Mitch, So agreed. I’m not saying assume your boss is wrong or a wuss by any means…. it’s so likely they are not. You raise very important points here. In either case, it starts with asking great questions and really seeking to understand the other person’s perspective.
Very interesting. I find working with a Wuss frustrating and sometimes intriguing. Frustrating because the person was afraid to make,a decision, afraid of some other female managers and females that reported to her and everything was by the book. The individual comes across as weak, and as someone put it of her own shadow. Intriguing in the sense of watching how she copes in scenarios involving people she is afraid of. In the past we have had issues with other teams. Rather than go direct to the manager in question she will go to senior member on the team.
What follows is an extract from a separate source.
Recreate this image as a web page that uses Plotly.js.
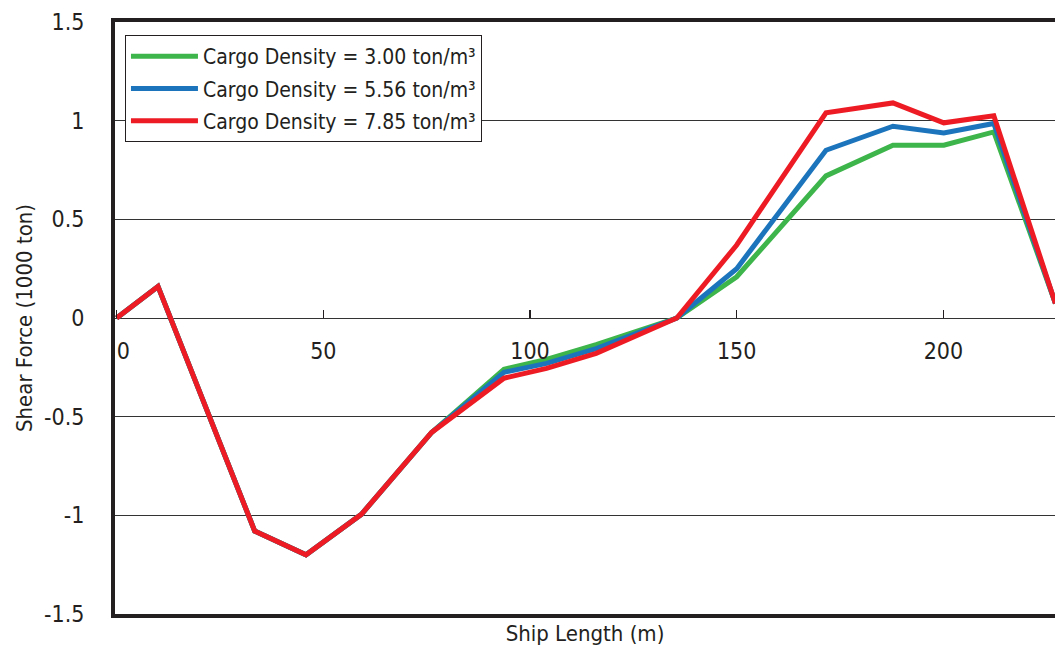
<!DOCTYPE html>
<html>
<head>
<meta charset="utf-8">
<script src="https://cdn.plot.ly/plotly-3.0.1.min.js"></script>
<style>html,body{margin:0;padding:0;background:#fff;}#chart{width:1055px;height:654px;}</style>
</head>
<body>
<div id="chart"></div>
<script>
const shipLength = [0, 10, 33.4, 45.8, 59.2, 76.2, 93.7, 104, 116, 128.3, 135.5, 150, 171.6, 187.8, 200.1, 212.2, 227.1];
const green = [0, 0.16, -1.08, -1.2, -0.995, -0.58, -0.26, -0.21, -0.135, -0.05, 0, 0.209, 0.72, 0.876, 0.876, 0.943, 0.074];
const blue  = [0, 0.16, -1.08, -1.2, -0.995, -0.58, -0.275, -0.23, -0.155, -0.058, 0, 0.25, 0.85, 0.972, 0.938, 0.986, 0.074];
const red   = [0, 0.16, -1.08, -1.2, -0.995, -0.58, -0.305, -0.255, -0.179, -0.069, 0, 0.37, 1.04, 1.09, 0.989, 1.025, 0.074];
const seriesNames = ["Cargo Density = 3.00 ton/m³", "Cargo Density = 5.56 ton/m³", "Cargo Density = 7.85 ton/m³"];
const xTickVals = [0, 50, 100, 150, 200];
const xTickText = ["\u20070", "50", "100", "150", "200"];
const yTickVals = [-1.5, -1, -0.5, 0, 0.5, 1, 1.5];
const yTickText = ["-1.5", "-1", "-0.5", "0", "0.5", "1", "1.5"];

const FONT = '"DejaVu Sans Condensed", "Open Sans", sans-serif';
const ink = '#231f20';

const traces = [
  {x: shipLength, y: green, name: seriesNames[0], legendgroup: 'g1', mode: 'lines', line: {color: '#3db54a', width: 5}},
  {x: shipLength, y: blue, name: seriesNames[1], legendgroup: 'g2', mode: 'lines', line: {color: '#1c75bc', width: 5}},
  {x: shipLength, y: red, name: seriesNames[2], legendgroup: 'g3', mode: 'lines', line: {color: '#ed1c24', width: 5}},
  {x: [0], y: [0], xaxis: 'x2', mode: 'markers', marker: {opacity: 0}, showlegend: false, hoverinfo: 'skip'}
];

const layout = {
  width: 1055, height: 654,
  margin: {l: 115, r: 0, t: 22, b: 40},
  paper_bgcolor: '#fff', plot_bgcolor: '#fff',
  font: {family: FONT, size: 22, color: ink},
  showlegend: true,
  legend: {x: 0.0106, y: 0.978, xanchor: 'left', yanchor: 'top', bgcolor: '#fff', bordercolor: ink, borderwidth: 1,
           font: {family: FONT, size: 21, color: ink}, tracegroupgap: 2, itemwidth: 67, traceorder: 'grouped'},
  xaxis: {
    range: [-0.4, 227], showgrid: false, zeroline: false, showticklabels: false, ticks: '',
    showline: true, mirror: true, linecolor: ink, linewidth: 4,
    title: {text: 'Ship Length (m)', font: {family: FONT, size: 22, color: ink}, standoff: 10}
  },
  xaxis2: {
    overlaying: 'x', matches: 'x', anchor: 'free', position: 0.5, side: 'bottom',
    tickmode: 'array', tickvals: xTickVals, ticktext: xTickText,
    ticks: 'inside', ticklen: 8, tickwidth: 1.5, tickcolor: ink,
    showgrid: false, zeroline: false, showline: false, ticklabelstandoff: 17,
    tickfont: {family: FONT, size: 23, color: ink}
  },
  yaxis: {
    range: [-1.5, 1.5], tickmode: 'array', tickvals: yTickVals, ticktext: yTickText,
    showgrid: true, gridcolor: '#333', gridwidth: 1, zeroline: false,
    showline: true, linecolor: ink, linewidth: 4, ticks: '', ticklabelstandoff: 22,
    tickfont: {family: FONT, size: 23, color: ink},
    title: {text: 'Shear Force (1000 ton)', font: {family: FONT, size: 22, color: ink}, standoff: 6}
  }
};

Plotly.newPlot('chart', traces, layout, {displayModeBar: false, staticPlot: true});
</script>
</body>
</html>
One manager would continuously get her team to direct disgruntled customers on to this manager, I would hear her say, X is at her desk, get her to do it. It didn’t matter what x was doing but she would have to do it. However on another occasion I got a desk beside x, and she was rattling her fingers off her desk, I could tell she was frustrated about something. Turns out she was working on a project, she emailed the other manager for help whom emailed back with an unhelpful response. She told me she was tired of unhelpful people. I can take from that, that quite often this manager and others don’t help her and know that she is too weak to stand up to them. Sadly this lady is viewed as been weak and it’s sad to see that people use this to their own advantage.